_WHAT YOU WILL DO_. Repeat exactly what appears from the opening line of the listing to the line with "const yTicks = [0, 20, 40, 60];", inclusive.

--*--

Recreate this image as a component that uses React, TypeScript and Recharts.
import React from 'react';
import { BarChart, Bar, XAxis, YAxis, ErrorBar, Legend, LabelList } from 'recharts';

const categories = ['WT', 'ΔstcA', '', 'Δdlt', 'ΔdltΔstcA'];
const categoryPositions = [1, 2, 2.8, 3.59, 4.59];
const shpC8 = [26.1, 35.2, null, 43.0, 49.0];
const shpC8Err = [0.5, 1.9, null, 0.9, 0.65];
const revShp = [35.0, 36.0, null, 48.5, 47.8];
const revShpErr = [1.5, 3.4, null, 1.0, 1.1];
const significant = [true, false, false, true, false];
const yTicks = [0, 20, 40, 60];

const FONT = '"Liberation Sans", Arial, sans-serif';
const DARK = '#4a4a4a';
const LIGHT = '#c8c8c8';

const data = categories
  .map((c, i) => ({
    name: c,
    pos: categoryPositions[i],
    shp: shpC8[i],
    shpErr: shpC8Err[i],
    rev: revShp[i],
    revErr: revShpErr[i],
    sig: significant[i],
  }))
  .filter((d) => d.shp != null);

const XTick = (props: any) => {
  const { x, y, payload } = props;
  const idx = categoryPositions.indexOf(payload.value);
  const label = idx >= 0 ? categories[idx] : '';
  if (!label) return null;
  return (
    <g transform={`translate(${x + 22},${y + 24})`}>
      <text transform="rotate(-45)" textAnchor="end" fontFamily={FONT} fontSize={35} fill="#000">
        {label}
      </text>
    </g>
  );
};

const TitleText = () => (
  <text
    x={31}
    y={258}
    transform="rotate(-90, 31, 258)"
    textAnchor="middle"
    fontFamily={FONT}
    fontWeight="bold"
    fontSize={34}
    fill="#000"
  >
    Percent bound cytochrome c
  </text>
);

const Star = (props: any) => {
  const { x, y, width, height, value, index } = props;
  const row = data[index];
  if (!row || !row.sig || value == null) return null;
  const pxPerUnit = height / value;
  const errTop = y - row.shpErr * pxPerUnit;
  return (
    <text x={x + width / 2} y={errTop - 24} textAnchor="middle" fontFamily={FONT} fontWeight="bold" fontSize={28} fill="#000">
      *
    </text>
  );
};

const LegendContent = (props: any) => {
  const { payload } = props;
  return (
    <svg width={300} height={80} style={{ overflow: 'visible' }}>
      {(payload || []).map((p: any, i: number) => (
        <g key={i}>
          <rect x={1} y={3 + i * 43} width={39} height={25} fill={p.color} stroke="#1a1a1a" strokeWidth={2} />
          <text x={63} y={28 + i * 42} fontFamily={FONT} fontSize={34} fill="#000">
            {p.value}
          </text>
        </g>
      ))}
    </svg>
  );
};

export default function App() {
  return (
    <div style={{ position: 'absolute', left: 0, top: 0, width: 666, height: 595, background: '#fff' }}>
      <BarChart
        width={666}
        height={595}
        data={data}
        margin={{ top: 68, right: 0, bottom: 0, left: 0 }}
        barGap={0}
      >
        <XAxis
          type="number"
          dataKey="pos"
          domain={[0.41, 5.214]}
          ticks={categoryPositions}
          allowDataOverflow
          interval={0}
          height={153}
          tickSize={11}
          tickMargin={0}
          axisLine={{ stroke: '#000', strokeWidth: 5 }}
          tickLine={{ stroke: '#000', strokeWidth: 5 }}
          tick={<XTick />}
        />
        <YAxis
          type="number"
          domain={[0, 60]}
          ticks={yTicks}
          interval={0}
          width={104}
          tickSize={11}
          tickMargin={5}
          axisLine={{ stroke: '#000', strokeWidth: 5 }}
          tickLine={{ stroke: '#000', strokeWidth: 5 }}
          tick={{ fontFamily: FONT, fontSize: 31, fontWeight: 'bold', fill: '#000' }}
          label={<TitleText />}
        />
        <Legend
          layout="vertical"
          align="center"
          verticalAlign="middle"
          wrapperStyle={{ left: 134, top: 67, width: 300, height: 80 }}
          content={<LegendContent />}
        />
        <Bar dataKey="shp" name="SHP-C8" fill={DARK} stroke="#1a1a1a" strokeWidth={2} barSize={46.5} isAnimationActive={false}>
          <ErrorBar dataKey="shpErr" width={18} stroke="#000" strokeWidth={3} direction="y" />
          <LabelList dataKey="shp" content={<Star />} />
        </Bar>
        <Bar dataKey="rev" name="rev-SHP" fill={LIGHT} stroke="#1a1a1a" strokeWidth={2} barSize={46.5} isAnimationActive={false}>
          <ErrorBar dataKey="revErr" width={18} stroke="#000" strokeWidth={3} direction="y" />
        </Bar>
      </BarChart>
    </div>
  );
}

--*--

_COMPLETE RESPONSE_.
Recreate this image as a component that uses React, TypeScript and Recharts.
import React from 'react';
import { BarChart, Bar, XAxis, YAxis, ErrorBar, Legend, LabelList } from 'recharts';

const categories = ['WT', 'ΔstcA', '', 'Δdlt', 'ΔdltΔstcA'];
const categoryPositions = [1, 2, 2.8, 3.59, 4.59];
const shpC8 = [26.1, 35.2, null, 43.0, 49.0];
const shpC8Err = [0.5, 1.9, null, 0.9, 0.65];
const revShp = [35.0, 36.0, null, 48.5, 47.8];
const revShpErr = [1.5, 3.4, null, 1.0, 1.1];
const significant = [true, false, false, true, false];
const yTicks = [0, 20, 40, 60];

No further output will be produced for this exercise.